Dix ans plus tard, la critique se déporte du risque démocratique vers le risque radiologique, dont la crainte est nourrie par l’explosion de Tchernobyl de 1986 et la polémique sur le mensonge d’Etat entourant les retombées du nuage radioactif. Des laboratoires indépendants se montent, des militants associatifs se posent en contre-experts de la fission, la revendication devient celle de la « transparence ».

Or à ce jeu, observe Sezin Topçu, la nucléocratie se montre la plus forte, par « l’institutionnalisation des acteurs critiques », encadrés par des commissions locales d’information et autres débats participatifs, mais aussi par la production d’un discours à la sémantique aseptisée. Exemple de cette « novlangue », le classement d’un accident aussi grave que celui de Fukushima sur une échelle des « événements » nucléaires. Ultime rouerie langagière, la promotion de l’électricité nucléaire, non émettrice de gaz à effet de serre, comme énergie « verte ».

L’atome a-t-il définitivement gagné la partie ? L’auteur note au contraire un « renouveau du mouvement environnementaliste français » qui, en s’émancipant de « la scientifisation, voire la bureaucratisation de la critique », renoue avec « les manières authentiques d’agir et de parler politiques ». Car tel est l’objet de ce livre engagé : « Repenser les rapports entre atome, démocratie et société. » Et, subversion radicale, se persuader que « tous les mondes sont possibles ».

Sezin Topçu est historienne et sociologue des sciences, chargée de recherche au CNRS. Elle est membre du Centre d’études des mouvements sociaux. Institut Marcel-Mauss . EHESS.

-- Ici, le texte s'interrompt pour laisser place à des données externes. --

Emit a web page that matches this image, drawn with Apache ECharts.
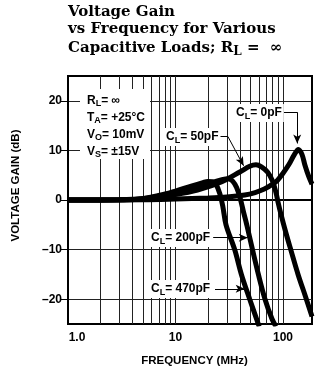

La France nucléaire. L’art de gouverner une technologie contestée, de Sezin Topçu, Seuil, 352 p., 21 €.

Résumé

Qu’avons-nous appris de Tchernobyl, puis de Fukushima ? Pourquoi est-il toujours tabou d’évoquer l’option d’une sortie du nucléaire en France, alors que nous ne sommes pas à l’abri ? pas plus que les Japonais ? d’un accident majeur ? Quel est donc l’art de faire vivre l’énergie nucléaire, cette fierté nationale, cette exception française ? Comment les Français, très sceptiques vis-à-vis de l’atome dans les années 1970, sont-ils parvenus à l’« aimer » ou, en tout cas, à l’accepter ? Qu’est devenu, au cours du temps, le mouvement antinucléaire d’il y a quarante ans, alors un des plus forts d’Europe ? Quel rôle l’État et les organismes nucléaires ont joué dans ces transformations ? De quelle façon la prise en charge institutionnelle des critiques a-t-elle orienté les conditions de citoyenneté à l’âge atomique ?

Cet ouvrage analyse le succès de la nucléarisation de la France en dépit de fortes résistances citoyennes. Il décrypte les stratégies gouvernementales destinées à réprimer, contourner, devancer, coopter, canaliser, dépolitiser, absorber les critiques. De la dénonciation de l’« électrofascisme » au sabotage récent des débats « bidons », en passant par le « mensonge » de Tchernobyl, il met en évidence quarante ans de rapports de force entre l’atome et ses détracteurs, en considérant non seulement les moments forts du mouvement antinucléaire mais aussi la trajectoire, le repli et le renouveau des contestations.